With more than 19,000 Thai residents, Los Angeles County has the largest Thai population--and possibly the greatest concentration of Thai restaurants--outside of the Southeast Asian country.
Yet, until now, the Thai language was not taught at any public college or university in the area, a fact that left a bad taste for Thai community leaders.
"I want people to be more aware of Thai culture than just Thai food," said Chanchanit Hirunpidok, former president of the Thai students association at UCLA, who lobbied UCLA to open a Thai language class but was unsuccessful because of a lack of funds.
This fall, Los Angeles City College has done what UCLA wouldn't.
At the urging of Hirunpidok and other Thais, LACC has created a course in elementary Thai.
More than 50 students enrolled in the five-unit, college-credit course, which meets two nights a week at the college's Vermont Avenue campus. Thai community leaders and college district officials attribute the high turnout to the business community's growing interest in Thailand.
"Everything is global now," said Nancy Poopongpaibul, a Thai stockbroker who is teaching the language class. "People can go and do business in Thailand, and if they can say a few words, it will make people feel more at ease."
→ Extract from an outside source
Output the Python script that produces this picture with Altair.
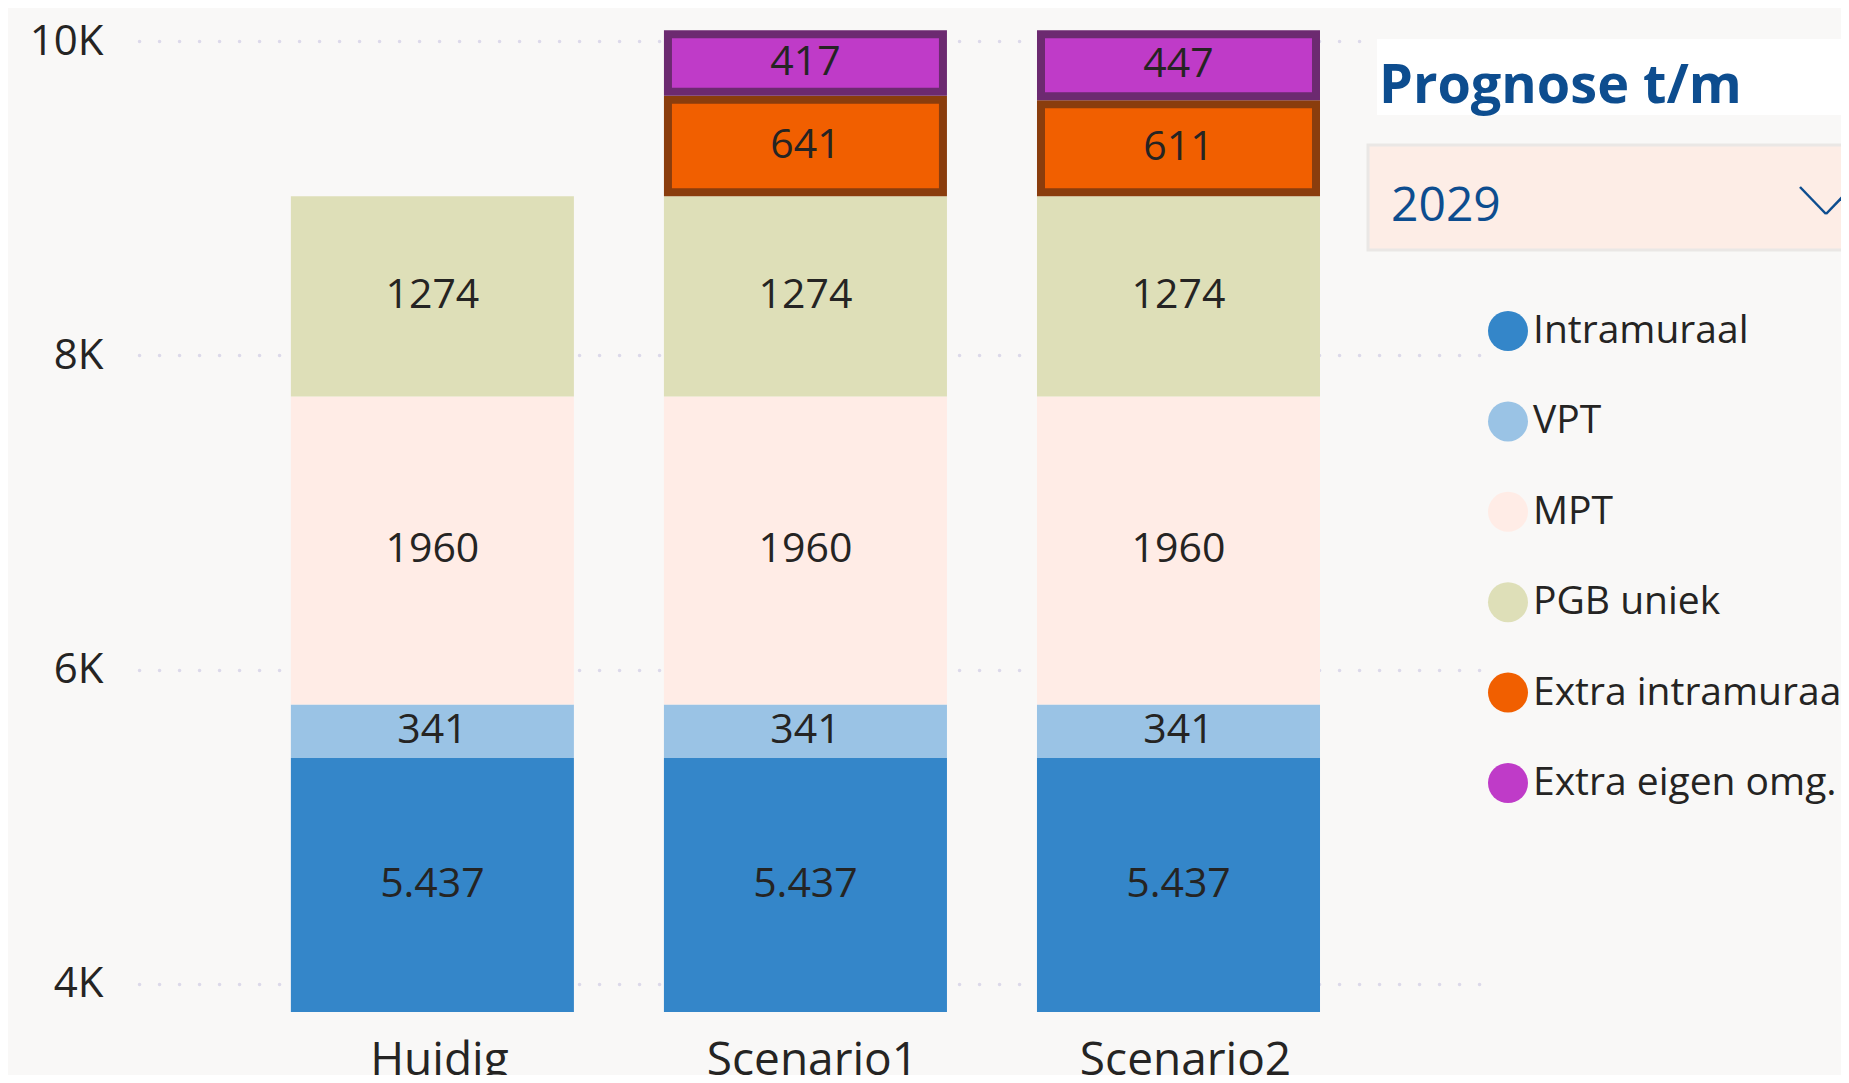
import altair as alt
import pandas as pd

# ---- data ----
scenarios = ["Huidig", "Scenario1", "Scenario2"]
categories = ["Intramuraal", "VPT", "MPT", "PGB uniek", "Extra intramuraal", "Extra eigen omg."]
intramuraal = [5437, 5437, 5437]
vpt = [341, 341, 341]
mpt = [1960, 1960, 1960]
pgb_uniek = [1274, 1274, 1274]
extra_intramuraal = [0, 641, 611]
extra_eigen_omg = [0, 417, 447]
fill_colors = ["#3486C9", "#9AC3E5", "#FFECE6", "#DEDFB8", "#F15F00", "#BF3BC8"]
border_colors = ["#3486C9", "#9AC3E5", "#FFECE6", "#DEDFB8", "#8A3D0D", "#6C2A70"]
y_ticks = [4000, 6000, 8000, 10000]
panel_title = "Prognose t/m"
panel_year = "2029"

series = [intramuraal, vpt, mpt, pgb_uniek, extra_intramuraal, extra_eigen_omg]
rows = []
for i, s in enumerate(scenarios):
    for j, cat in enumerate(categories):
        v = series[j][i]
        if v > 0:
            lab = f"{v:,}".replace(",", ".") if cat == "Intramuraal" else str(v)
            rows.append({"scenario": s, "cat": cat, "order": j, "value": v, "label": lab})
df = pd.DataFrame(rows)

YMIN, YMAX = 3820, 10090
FONT = "Open Sans"
TXT = "#252423"
BLUE = "#0D4D8F"

base = alt.Chart(df).transform_stack(
    stack="value", groupby=["scenario"], as_=["v0", "v1"],
    sort=[alt.SortField("order", order="ascending")]
).transform_calculate(mid=f"(max(datum.v0, {YMIN}) + datum.v1) / 2")

x_enc = alt.X("scenario:N", sort=scenarios,
              scale=alt.Scale(paddingInner=0.2413, paddingOuter=0.418, align=0.487),
              axis=alt.Axis(title=None, labelAngle=0, domain=False, ticks=False,
                            labelFontSize=46, labelFont=FONT, labelColor=TXT,
                            labelPadding=26, labelLimit=600, labelOffset=7))
y_scale = alt.Scale(domain=[YMIN, YMAX], nice=False, zero=False)
y_enc = alt.Y("v1:Q", scale=y_scale,
              axis=alt.Axis(title=None, values=y_ticks, domain=False, ticks=False,
                            labelExpr="datum.value / 1000 + 'K'",
                            labelFontSize=42, labelFont=FONT, labelColor=TXT,
                            labelPadding=36, grid=True, gridColor="#DCD9EA",
                            gridWidth=3.5, gridDash=[0.1, 19.9], gridCap="round"))
legend = alt.Legend(title=None, orient="none", legendX=1349, legendY=284,
                    symbolType="circle", symbolSize=1600, symbolStrokeWidth=0,
                    symbolOpacity=1, labelFontSize=39, labelFont=FONT,
                    labelColor=TXT, labelLimit=600, rowPadding=50.4, labelOffset=5,
                    padding=0, direction="vertical")
color_enc = alt.Color("cat:N", scale=alt.Scale(domain=categories, range=fill_colors),
                      legend=legend)

plain = base.transform_filter("datum.order < 4").mark_bar(clip=True).encode(
    x=x_enc, y=y_enc, y2="v0:Q", color=color_enc)

bordered = base.transform_filter("datum.order >= 4").mark_bar(
    clip=True, size=275, strokeWidth=8, yOffset=4, y2Offset=-4).encode(
    x=x_enc, y=y_enc, y2="v0:Q", color=color_enc,
    stroke=alt.Stroke("cat:N", scale=alt.Scale(domain=categories, range=border_colors),
                      legend=None))

labels = base.mark_text(fontSize=41, font=FONT, color=TXT, baseline="middle").encode(
    x=x_enc, y=alt.Y("mid:Q", scale=y_scale), text="label:N")

# ---- slicer panel decoration ----
t_df = pd.DataFrame({"t": [panel_title]})
yr_df = pd.DataFrame({"t": [panel_year]})
title_box = alt.Chart(t_df).mark_rect(fill="white").encode(
    x=alt.value(1238), x2=alt.value(1720), y=alt.value(12), y2=alt.value(88))
title_txt = alt.Chart(t_df).mark_text(align="left", baseline="alphabetic", fontSize=54,
                                      fontWeight="bold", font=FONT, color=BLUE).encode(
    x=alt.value(1240), y=alt.value(76), text="t:N")
drop_box = alt.Chart(yr_df).mark_rect(fill="#FDEDE6", stroke="#EAE7E5", strokeWidth=3).encode(
    x=alt.value(1229), x2=alt.value(1720), y=alt.value(118), y2=alt.value(223))
drop_txt = alt.Chart(yr_df).mark_text(align="left", baseline="alphabetic", fontSize=48,
                                      font=FONT, color=BLUE).encode(
    x=alt.value(1252), y=alt.value(194), text="t:N")
chev1 = alt.Chart(yr_df).mark_rule(color=BLUE, strokeWidth=2.5).encode(
    x=alt.value(1661), y=alt.value(160), x2=alt.value(1687), y2=alt.value(187))
chev2 = alt.Chart(yr_df).mark_rule(color=BLUE, strokeWidth=2.5).encode(
    x=alt.value(1687), y=alt.value(187), x2=alt.value(1713), y2=alt.value(160))

chart = alt.layer(plain, bordered, labels, title_box, title_txt, drop_box, drop_txt,
                  chev1, chev2).properties(
    width=1341, height=985,
    autosize=alt.AutoSizeParams(type="none"),
    padding={"left": 131, "top": 19, "right": 361, "bottom": 63},
    background="#F9F8F7",
).configure_view(stroke=None)

chart.save("out.html", embed_options={"renderer": "svg", "actions": False})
Poopongpaibul also said the course is ideal for the children of Thai immigrants who want to learn to read and write in the language of their parents, or for the spouses of Thai people who want to communicate with their in-laws.
Roger Fernandez, chairman of LACC's foreign language department, said he was "amazed at the response" to the first-time offering. He said he hopes the college will be able to offer a more advanced Thai class in the future.
"The demand is tremendous," he said.
The class was conceived about a year ago when district officials who were applying for a grant to bring a professor from Thailand to LACC to teach Thai civilization approached Thai community leaders--including representatives of the Wat Thai Buddhist temple in North Hollywood.
The grant proposal was ultimately rejected, but the Thai leaders urged the district officials to offer a Thai language class anyway. A delegation met with Fernandez, who cited budget limitations as an obstacle. The Wat Thai leaders then offered to provide funds to start the class.
Eventually, though, the district's Department of International Programs agreed to provide seed money for the course, one of six languages added to the college's expanding foreign language department in the past four years.
"It is a recognition that we have a growing Thai community in Los Angeles and that Thailand is increasingly important economically," said Don Culton, director of international programs for the Los Angeles Community College District.
The Thai language is considered, even by many Thais, to be extremely complex and difficult to learn. Linguists classify it as part of the family of languages spoken in Burma, Northern Vietnam and some Chinese provinces. Thai is also influenced by Sanskrit and shares many words with the Indian language.
Hirunpidok said that while she was president of the Thai Society at UCLA, she tried to persuade officials there to offer a Thai class, but she was told that they could not because of budget constraints. She said she is "ecstatic" about the LACC class.
"We finally made it happen," she said. "We have the largest Thai population outside Thailand and yet nothing is known about Thai language, Thai culture."
Poopongpaibul, who was also a member of the community delegation that met with Fernandez, said the class will "help create a better understanding between Thai and the non-Thai. I am very proud."